Exactly as written, retype the listing below, omitting the pictures.

───── AVAILABLE RECORDS

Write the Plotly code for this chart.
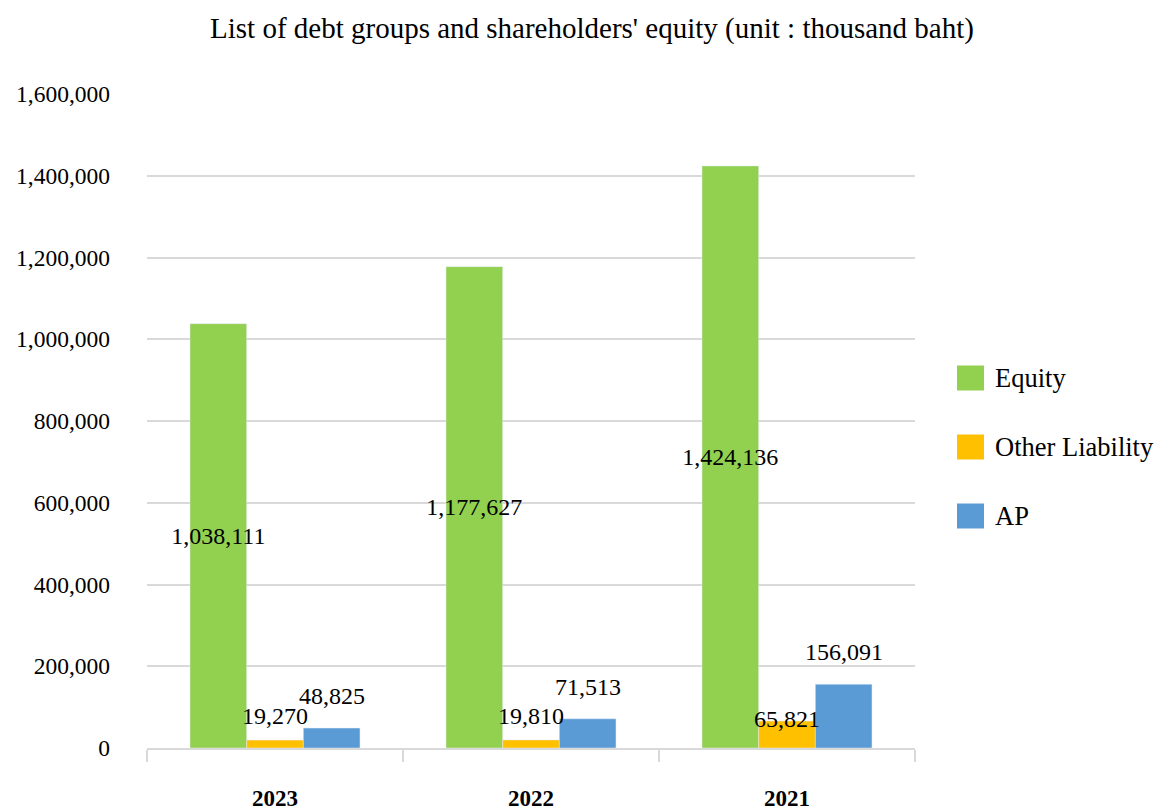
import plotly.graph_objects as go

years = ["2023", "2022", "2021"]
equity = [1038111, 1177627, 1424136]
other_liability = [19270, 19810, 65821]
ap = [48825, 71513, 156091]
y_ticks = [0, 200000, 400000, 600000, 800000, 1000000, 1200000, 1400000, 1600000]
series_names = ["Equity", "Other Liability", "AP"]

FONT = "Liberation Serif"
GREEN, ORANGE, BLUE = "#92D050", "#FFC000", "#5B9BD5"
COLORS = [GREEN, ORANGE, BLUE]

# page offset (browser body margin) compensation
OFF = 8
W, H = 1154, 802
PL, PR, PT, PB = 147, 915, 94, 748   # desired plot area in screen pixels

fig = go.Figure()
fig.add_trace(go.Bar(
    name=series_names[0], x=years, y=equity, marker_color=GREEN,
    text=[f"{v:,}" for v in equity], textposition="inside",
    insidetextanchor="middle", textangle=0, constraintext="none",
    textfont=dict(family=FONT, size=24, color="black"),
))
fig.add_trace(go.Bar(name=series_names[1], x=years, y=other_liability, marker_color=ORANGE))
fig.add_trace(go.Bar(name=series_names[2], x=years, y=ap, marker_color=BLUE))

# labels for small bars (manually offset as in source)
bar_w_px = 56.7
orange_shift = [24, 24, 2]
for i, yr in enumerate(years):
    fig.add_annotation(x=i, y=other_liability[i], xshift=0, yshift=orange_shift[i],
                       text=f"{other_liability[i]:,}", showarrow=False,
                       font=dict(family=FONT, size=24, color="black"))
    fig.add_annotation(x=i, y=ap[i], xshift=bar_w_px, yshift=32,
                       text=f"{ap[i]:,}", showarrow=False,
                       font=dict(family=FONT, size=24, color="black"))

# legend drawn like the source (large square swatches)
def px_x(px):
    return (px - PL) / (PR - PL)

def px_y(py):
    return (PB - py) / (PB - PT)

legend_centers = [378, 447, 516]
for name, col, cy in zip(series_names, COLORS, legend_centers):
    fig.add_shape(type="rect", xref="paper", yref="paper",
                  x0=px_x(957), x1=px_x(984), y0=px_y(cy + 12.5), y1=px_y(cy - 12.5),
                  fillcolor=col, line=dict(width=0))
    fig.add_annotation(xref="paper", yref="paper", x=px_x(993), y=px_y(cy),
                       xanchor="left", yanchor="middle", text=name, showarrow=False,
                       font=dict(family=FONT, size=26.5, color="black"))

fig.update_layout(
    width=W, height=H,
    margin=dict(l=PL - OFF, r=W + OFF - PR, t=PT - OFF, b=H + OFF - PB),
    paper_bgcolor="white", plot_bgcolor="white",
    barmode="group", bargap=0.336, bargroupgap=0,
    title=dict(text="List of debt groups and shareholders' equity (unit : thousand baht)",
               x=(592 - OFF) / W, xanchor="center", y=1 - (28 - OFF) / H, yanchor="middle",
               font=dict(family=FONT, size=29, color="black")),
    font=dict(family=FONT, color="black"),
    showlegend=False,
)
fig.update_xaxes(
    type="category", showline=True, linecolor="#D9D9D9", linewidth=1.5,
    ticks="outside", tickson="boundaries", ticklen=12, tickcolor="#D9D9D9",
    tickwidth=1.5, showgrid=False, automargin=False, ticklabelstandoff=29,
    tickangle=0,
    tickfont=dict(family=FONT, size=23, color="black", weight="bold"),
)
fig.update_yaxes(
    range=[0, 1600000], tickvals=y_ticks, ticktext=[f"{v:,}" for v in y_ticks],
    showgrid=True, gridcolor="#D9D9D9", gridwidth=1.5, zeroline=False,
    showline=False, automargin=False, ticklabelstandoff=36,
    tickfont=dict(family=FONT, size=23.5, color="black"),
)

fig.write_html("out.html")
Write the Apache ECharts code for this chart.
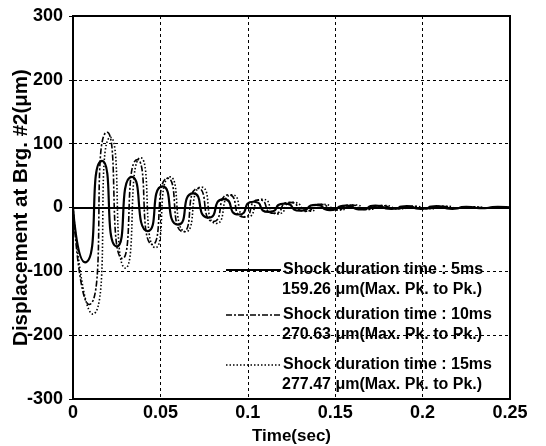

──────────

WRITTEN SOLUTION:
Write the Plotly code for this chart.
import plotly.graph_objects as go

years = ["2023", "2022", "2021"]
equity = [1038111, 1177627, 1424136]
other_liability = [19270, 19810, 65821]
ap = [48825, 71513, 156091]
y_ticks = [0, 200000, 400000, 600000, 800000, 1000000, 1200000, 1400000, 1600000]
series_names = ["Equity", "Other Liability", "AP"]

FONT = "Liberation Serif"
GREEN, ORANGE, BLUE = "#92D050", "#FFC000", "#5B9BD5"
COLORS = [GREEN, ORANGE, BLUE]

# page offset (browser body margin) compensation
OFF = 8
W, H = 1154, 802
PL, PR, PT, PB = 147, 915, 94, 748   # desired plot area in screen pixels

fig = go.Figure()
fig.add_trace(go.Bar(
    name=series_names[0], x=years, y=equity, marker_color=GREEN,
    text=[f"{v:,}" for v in equity], textposition="inside",
    insidetextanchor="middle", textangle=0, constraintext="none",
    textfont=dict(family=FONT, size=24, color="black"),
))
fig.add_trace(go.Bar(name=series_names[1], x=years, y=other_liability, marker_color=ORANGE))
fig.add_trace(go.Bar(name=series_names[2], x=years, y=ap, marker_color=BLUE))

# labels for small bars (manually offset as in source)
bar_w_px = 56.7
orange_shift = [24, 24, 2]
for i, yr in enumerate(years):
    fig.add_annotation(x=i, y=other_liability[i], xshift=0, yshift=orange_shift[i],
                       text=f"{other_liability[i]:,}", showarrow=False,
                       font=dict(family=FONT, size=24, color="black"))
    fig.add_annotation(x=i, y=ap[i], xshift=bar_w_px, yshift=32,
                       text=f"{ap[i]:,}", showarrow=False,
                       font=dict(family=FONT, size=24, color="black"))

# legend drawn like the source (large square swatches)
def px_x(px):
    return (px - PL) / (PR - PL)

def px_y(py):
    return (PB - py) / (PB - PT)

legend_centers = [378, 447, 516]
for name, col, cy in zip(series_names, COLORS, legend_centers):
    fig.add_shape(type="rect", xref="paper", yref="paper",
                  x0=px_x(957), x1=px_x(984), y0=px_y(cy + 12.5), y1=px_y(cy - 12.5),
                  fillcolor=col, line=dict(width=0))
    fig.add_annotation(xref="paper", yref="paper", x=px_x(993), y=px_y(cy),
                       xanchor="left", yanchor="middle", text=name, showarrow=False,
                       font=dict(family=FONT, size=26.5, color="black"))

fig.update_layout(
    width=W, height=H,
    margin=dict(l=PL - OFF, r=W + OFF - PR, t=PT - OFF, b=H + OFF - PB),
    paper_bgcolor="white", plot_bgcolor="white",
    barmode="group", bargap=0.336, bargroupgap=0,
    title=dict(text="List of debt groups and shareholders' equity (unit : thousand baht)",
               x=(592 - OFF) / W, xanchor="center", y=1 - (28 - OFF) / H, yanchor="middle",
               font=dict(family=FONT, size=29, color="black")),
    font=dict(family=FONT, color="black"),
    showlegend=False,
)
fig.update_xaxes(
    type="category", showline=True, linecolor="#D9D9D9", linewidth=1.5,
    ticks="outside", tickson="boundaries", ticklen=12, tickcolor="#D9D9D9",
    tickwidth=1.5, showgrid=False, automargin=False, ticklabelstandoff=29,
    tickangle=0,
    tickfont=dict(family=FONT, size=23, color="black", weight="bold"),
)
fig.update_yaxes(
    range=[0, 1600000], tickvals=y_ticks, ticktext=[f"{v:,}" for v in y_ticks],
    showgrid=True, gridcolor="#D9D9D9", gridwidth=1.5, zeroline=False,
    showline=False, automargin=False, ticklabelstandoff=36,
    tickfont=dict(family=FONT, size=23.5, color="black"),
)

fig.write_html("out.html")
Write the Apache ECharts code for this chart.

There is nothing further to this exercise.